_Goal_
Reproduce word for word the lines from the beginning of the entries to the line with "const axisMax = 80000;", both included, but none of the pictures.

____ Material for this task

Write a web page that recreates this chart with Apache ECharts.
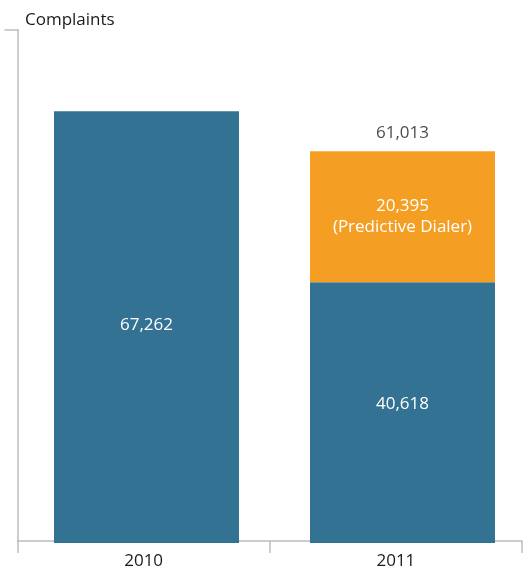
<!DOCTYPE html>
<html>
<head>
<meta charset="utf-8">
<script src="https://cdn.jsdelivr.net/npm/echarts@6/dist/echarts.min.js"></script>
<style>
  html, body { margin: 0; padding: 0; background: #fff; }
  #chart { width: 531px; height: 570px; }
</style>
</head>
<body>
<div id="chart"></div>
<script>
// Complaints per year, split into general and predictive-dialer complaints
const years = ['2010', '2011'];
const baseComplaints = [67262, 40618];
const dialerComplaints = [null, 20395];
const totalComplaints = [null, 61013];
const axisMax = 80000;

const fmt = v => v.toLocaleString('en-US');
const FONT = '"Open Sans", "Noto Sans", sans-serif';
const AXIS_GREY = '#bdbdbd';
const TEXT = '#1a1a1a';

const chart = echarts.init(document.getElementById('chart'), null, { renderer: 'canvas' });

chart.setOption({
  animation: false,
  title: {
    text: 'Complaints',
    left: 25,
    top: 12,
    padding: 0,
    textStyle: { fontFamily: FONT, fontSize: 17, fontWeight: 'normal', color: TEXT }
  },
  // grid 0 carries the visible axes; grid 1 holds the bars, slightly wider bands
  grid: [
    { left: 17.5, right: 9, top: 29.5, bottom: 27 },
    { left: 18.5, right: 0.5, top: 29.5, bottom: 27 }
  ],
  xAxis: [
    {
      type: 'category',
      gridIndex: 0,
      data: years,
      axisLine: { lineStyle: { color: AXIS_GREY, width: 1.5 } },
      axisTick: { show: true, length: 12, lineStyle: { color: AXIS_GREY, width: 1.5 } },
      axisLabel: { fontFamily: FONT, fontSize: 17, color: TEXT, margin: 12 }
    },
    {
      type: 'category',
      gridIndex: 1,
      data: years,
      show: false
    }
  ],
  yAxis: [
    {
      type: 'value',
      gridIndex: 0,
      min: 0,
      max: axisMax,
      interval: axisMax,
      axisLine: { show: true, lineStyle: { color: AXIS_GREY, width: 1.5 } },
      axisTick: { show: true, length: 13, customValues: [axisMax], lineStyle: { color: AXIS_GREY, width: 1.5 } },
      axisLabel: { show: false },
      splitLine: { show: false }
    },
    {
      type: 'value',
      gridIndex: 1,
      min: 0,
      max: axisMax,
      show: false,
      splitLine: { show: false }
    }
  ],
  series: [
    {
      type: 'bar',
      xAxisIndex: 1,
      yAxisIndex: 1,
      stack: 'total',
      data: baseComplaints,
      barWidth: 185,
      itemStyle: { color: '#337292' },
      label: {
        show: true,
        position: 'inside',
        formatter: p => fmt(p.value),
        fontFamily: FONT, fontSize: 17, color: '#fff'
      },
      labelLayout: p => (p.dataIndex === 1 ? { dy: -8 } : { dy: -2 })
    },
    {
      type: 'bar',
      xAxisIndex: 1,
      yAxisIndex: 1,
      stack: 'total',
      data: dialerComplaints,
      barWidth: 185,
      itemStyle: { color: '#f49f24' },
      label: {
        show: true,
        position: 'inside',
        formatter: p => fmt(p.value) + '\n(Predictive Dialer)',
        fontFamily: FONT, fontSize: 17, lineHeight: 21, color: '#fff'
      }
    },
    {
      type: 'scatter',
      xAxisIndex: 1,
      yAxisIndex: 1,
      data: totalComplaints,
      symbolSize: 0,
      silent: true,
      label: {
        show: true,
        position: 'top',
        distance: 10,
        formatter: p => fmt(p.value),
        fontFamily: FONT, fontSize: 17, color: TEXT
      }
    }
  ]
});
</script>
</body>
</html>
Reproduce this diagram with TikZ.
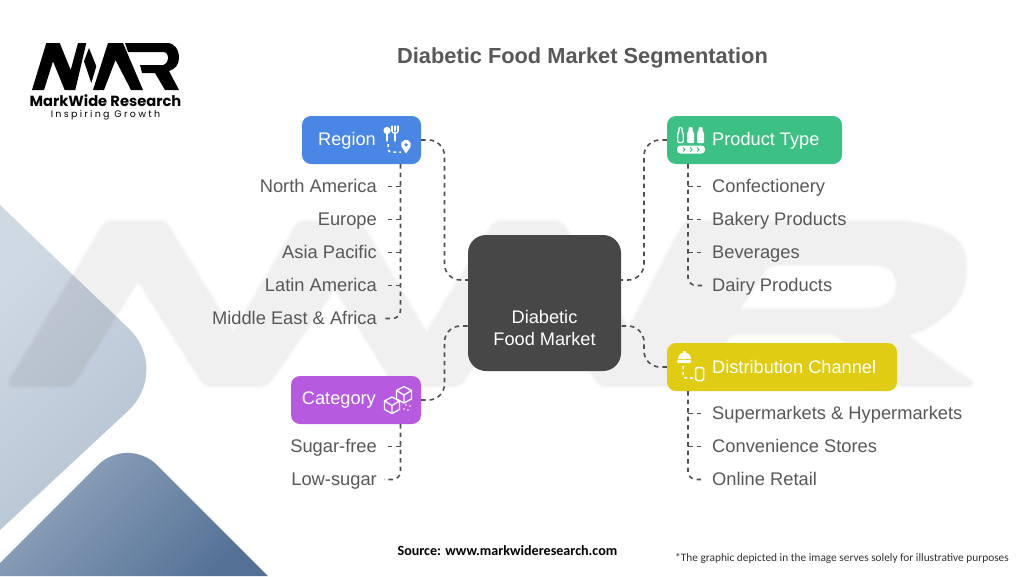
\documentclass[tikz,border=0pt]{standalone}
\usepackage{fontspec}
\setmainfont{Liberation Sans}
\newfontfamily\carlito{Carlito}
\newfontfamily\pop{Poppins}
\newfontfamily\popspaced[LetterSpace=24]{Poppins}
\usetikzlibrary{calc}
\definecolor{txt}{HTML}{58585A}
\definecolor{conncol}{HTML}{505050}
\definecolor{regionc}{HTML}{4A86E4}
\definecolor{productc}{HTML}{3CC084}
\definecolor{distc}{HTML}{E1CC14}
\definecolor{catc}{HTML}{B65BE0}
\definecolor{centerc}{HTML}{474747}
\definecolor{lightA}{HTML}{CFD9E3}
\definecolor{lightB}{HTML}{B3C2D2}
\definecolor{darkA}{HTML}{94A8C0}
\definecolor{darkB}{HTML}{557296}
\tikzset{
  box/.style={draw=none,rounded corners=9pt,minimum height=48pt,inner sep=0pt},
  boxtext/.style={text=white,inner sep=0pt,font=\fontsize{18.2}{22}\selectfont},
  leafl/.style={anchor=east,text=txt,inner ysep=0pt,inner xsep=7pt,text height=12pt,text depth=0pt,font=\fontsize{18.3}{22}\selectfont},
  leafr/.style={anchor=west,text=txt,inner ysep=0pt,inner xsep=8pt,text height=12pt,text depth=0pt,font=\fontsize{18.3}{22}\selectfont},
  conn/.style={draw=conncol,line width=1.6pt,dash pattern=on 4.5pt off 4pt},
  icon/.style={draw=white,line width=1.3pt,line cap=round,line join=round},
  icond/.style={draw=white,line width=1.5pt,dash pattern=on 3pt off 3pt},
  wmark/.style={black,line join=round,rounded corners=6pt}
}
\newcommand{\wmpass}[1]{%
\begin{scope}[transparency group,opacity=.018]
\filldraw[wmark,line width=#1pt]
  (8,385) -- (106,222) -- (165,222) -- (265,385) -- (205,385) -- (138,279) -- (72,385) -- cycle;
\filldraw[wmark,line width=#1pt]
  (203,385) -- (299,222) -- (360,222) -- (433,345) -- (460,385) -- (395,385) -- (335,287) -- (267,385) -- cycle;
\filldraw[wmark,line width=#1pt]
  (395,385) -- (495,222) -- (561,222) -- (663,385) -- (600,385) -- (530,277) -- (460,385) -- cycle;
\filldraw[wmark,line width=#1pt,even odd rule]
  (600,385) -- (685,222) -- (880,222) .. controls (940,222) and (965,238) .. (965,268) .. controls (965,300) and (940,325) .. (905,335) -- (975,385) -- (895,385) -- (835,333) -- (730,333) -- (705,385) -- cycle
  (768,264) -- (738,310) -- (870,310) .. controls (905,304) and (905,264) .. (870,264) -- cycle;
\end{scope}}
\begin{document}
\begin{tikzpicture}[x=1pt,y=-1pt]
\useasboundingbox (0,0) rectangle (1024,576);
\fill[white] (0,0) rectangle (1024,576);
% decorative diamonds
\shade[left color=lightA,right color=lightB,shading angle=45]
  (0,205) [rounded corners=60pt] -- (172,370) [sharp corners] -- (0,530) -- cycle;
\shade[left color=darkA,right color=darkB,shading angle=45]
  (0,563) [rounded corners=42pt] -- (127.5,435.5) [sharp corners] -- (268,576) -- (0,576) -- cycle;
% watermark
\wmpass{0}\wmpass{3}\wmpass{6}
% logo
\fill[black] (32,90) -- (46.3,43) -- (59.7,43) -- (70.7,70) -- (78,43) -- (86.3,43) -- (75.3,90) -- (64.7,90) -- (53,61.3) -- (44,90) -- cycle;
\fill[black] (89,48) -- (96.3,66.3) -- (91.3,83) -- (84,61.3) -- cycle;
\fill[black] (93,90) -- (108,43) -- (123,43) -- (143,90) -- (131,90) -- (115.5,60) -- (104,90) -- cycle;
\fill[black] (125,43) -- (167,43) .. controls (175,43) and (179,50) .. (179,58) .. controls (179,65) and (175,69) .. (169,71) -- (179,90) -- (165,90) -- (155,73) -- (142,73) -- (140,65) -- (163,65) .. controls (170,63) and (170,52) .. (163,52) -- (128,52) -- cycle;
\node[inner sep=0pt,text=black,anchor=base] (brand) at (105.5,106.5) {\fontsize{14.7}{16}\selectfont\pop\bfseries MarkWide Research};
\node[inner sep=0pt,text=black,anchor=base] (tagline) at (105.5,117.5) {\fontsize{9.5}{10}\selectfont\popspaced Inspiring Growth};
% title
\node[inner sep=0pt,text=txt] (title) at (582.5,58) {\fontsize{21.8}{26}\selectfont\bfseries Diabetic Food Market Segmentation};
% boxes
\node[box,fill=centerc,rounded corners=18pt,minimum width=153pt,minimum height=136pt] (center) at (544.5,303) {};
\node[boxtext,align=center] (centert) at (544.5,327.5) {Diabetic\\Food Market};
\node[box,fill=regionc,minimum width=119pt] (region) at (361.5,140) {};
\node[boxtext,anchor=east] (regiont) at (376,140.5) {Region};
\node[box,fill=productc,minimum width=175pt] (product) at (754.5,140) {};
\node[boxtext,anchor=west] (productt) at (712,140.5) {Product Type};
\node[box,fill=distc,minimum width=230pt] (dist) at (782,367) {};
\node[boxtext,anchor=west] (distt) at (712,367) {Distribution Channel};
\node[box,fill=catc,minimum width=130pt] (cat) at (356,400) {};
\node[boxtext,anchor=east] (catt) at (376,400.5) {Category};
% hub connector ends
\coordinate (cnw) at (468,280);
\coordinate (csw) at (468,326);
\coordinate (cne) at (621,280);
\coordinate (cse) at (621,326);
\draw[conn,rounded corners=16pt] (region.east) -- (444.5,140) -- (444.5,280) -- (cnw);
\draw[conn,rounded corners=16pt] (cat.east) -- (444.5,400) -- (444.5,326) -- (csw);
\draw[conn,rounded corners=16pt] (product.west) -- (644,140) -- (644,280) -- (cne);
\draw[conn,rounded corners=16pt] (dist.west) -- (644,367) -- (644,326) -- (cse);
% leaves: region
\node[leafl] (r1) at (384,186.5) {North America};
\node[leafl] (r2) at (384,219.5) {Europe};
\node[leafl] (r3) at (384,252.5) {Asia Pacific};
\node[leafl] (r4) at (384,285.5) {Latin America};
\node[leafl] (r5) at (384,318.5) {Middle East \& Africa};
\coordinate (rs) at (400.5,164);
\draw[conn,rounded corners=8pt] (rs) -- (rs |- r5.east) -- (r5.east);
\foreach \n in {r1,r2,r3,r4} \draw[conn] (rs |- \n.east) -- (\n.east);
% leaves: category
\node[leafl] (c1) at (384,446.5) {Sugar-free};
\node[leafl] (c2) at (384,479.5) {Low-sugar};
\coordinate (cs) at (400.5,424);
\draw[conn,rounded corners=8pt] (cs) -- (cs |- c2.east) -- (c2.east);
\draw[conn] (cs |- c1.east) -- (c1.east);
% leaves: product
\node[leafr] (p1) at (704,186.5) {Confectionery};
\node[leafr] (p2) at (704,219.5) {Bakery Products};
\node[leafr] (p3) at (704,252.5) {Beverages};
\node[leafr] (p4) at (704,285.5) {Dairy Products};
\coordinate (ps) at (688,164);
\draw[conn,rounded corners=8pt] (ps) -- (ps |- p4.west) -- (p4.west);
\foreach \n in {p1,p2,p3} \draw[conn] (ps |- \n.west) -- (\n.west);
% leaves: distribution
\node[leafr] (d1) at (704,413.5) {Supermarkets \& Hypermarkets};
\node[leafr] (d2) at (704,446.5) {Convenience Stores};
\node[leafr] (d3) at (704,479.5) {Online Retail};
\coordinate (ds) at (688,391);
\draw[conn,rounded corners=8pt] (ds) -- (ds |- d3.west) -- (d3.west);
\foreach \n in {d1,d2} \draw[conn] (ds |- \n.west) -- (\n.west);
% icon: region
\fill[white] (387,130.5) circle (3.6pt);
\draw[icon,line width=1.6pt] (387,133) -- (387,141);
\draw[icon,line width=1.1pt] (392,126) -- (392,131) (395,126) -- (395,131) (398,126) -- (398,131);
\draw[icon] (392,131) .. controls (392,134) and (398,134) .. (398,131);
\draw[icon,line width=1.6pt] (395,133) -- (395,141);
\draw[icond] (388,144) -- (388,149) .. controls (388,152) and (390,152) .. (393,152) -- (401,152);
\fill[white] (401.3,146.5) arc[start angle=200,end angle=-20,radius=5pt] -- (406,153.5) -- cycle;
\fill[regionc] (406,144.8) circle (1.8pt);
% icon: product
\draw[icon,line width=1.3pt,rounded corners=1pt] (677.8,142.5) -- (677.8,134) -- (679,131) -- (679,127.5) -- (682,127.5) -- (682,131) -- (683.2,134) -- (683.2,142.5) -- cycle;
\foreach \x in {690.5,700.5} {
  \fill[white,rounded corners=1pt] (\x-3.5,133) -- (\x-2,131) -- (\x-2,127) -- (\x+2,127) -- (\x+2,131) -- (\x+3.5,133) -- (\x+3.5,143) -- (\x-3.5,143) -- cycle;
}
\fill[white,rounded corners=3.5pt] (677,145.5) rectangle (705,153.5);
\foreach \x in {684,691,698} \draw[productc,line width=1pt] (\x-1,147.5) -- (\x+1,149.5) -- (\x-1,151.5);
% icon: distribution
\fill[white] (678,359) arc[start angle=180,end angle=360,x radius=6.5pt,y radius=-6.5pt] -- cycle;
\fill[white] (682.5,351) rectangle (685.5,354);
\fill[white,rounded corners=1pt] (677,360) rectangle (691,363);
\draw[icond] (683,366) -- (683,375) .. controls (683,378) and (684,378) .. (687,378) -- (693,378);
\draw[icon,line width=1.5pt,rounded corners=1.5pt] (695.5,367.5) rectangle (703.5,380.5);
% icon: category
\begin{scope}[icon]
\draw (392,397) -- (399.5,401) -- (399.5,409.5) -- (392,413.5) -- (384.5,409.5) -- (384.5,401) -- cycle;
\draw (384.5,401) -- (392,405.5) -- (399.5,401) (392,405.5) -- (392,413.5);
\draw (404,386.5) -- (411.5,390.5) -- (411.5,399) -- (404,403) -- (396.5,399) -- (396.5,390.5) -- cycle;
\draw (396.5,390.5) -- (404,395) -- (411.5,390.5) (404,395) -- (404,403);
\end{scope}
\fill[white] (406,405) circle (.9pt) (410,406) circle (.9pt) (404,409) circle (.9pt) (408,410) circle (.9pt);
% footer
\node[inner sep=0pt,text=black] (source) at (507.5,551) {\fontsize{14.1}{17}\selectfont\carlito\bfseries Source: www.markwideresearch.com};
\node[inner sep=0pt,text=black!80] (note) at (842,558) {\fontsize{11.35}{14}\selectfont\carlito *The graphic depicted in the image serves solely for illustrative purposes};
\end{tikzpicture}
\end{document}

________

_Exercise solution_
Write a web page that recreates this chart with Apache ECharts.
<!DOCTYPE html>
<html>
<head>
<meta charset="utf-8">
<script src="https://cdn.jsdelivr.net/npm/echarts@6/dist/echarts.min.js"></script>
<style>
  html, body { margin: 0; padding: 0; background: #fff; }
  #chart { width: 531px; height: 570px; }
</style>
</head>
<body>
<div id="chart"></div>
<script>
// Complaints per year, split into general and predictive-dialer complaints
const years = ['2010', '2011'];
const baseComplaints = [67262, 40618];
const dialerComplaints = [null, 20395];
const totalComplaints = [null, 61013];
const axisMax = 80000;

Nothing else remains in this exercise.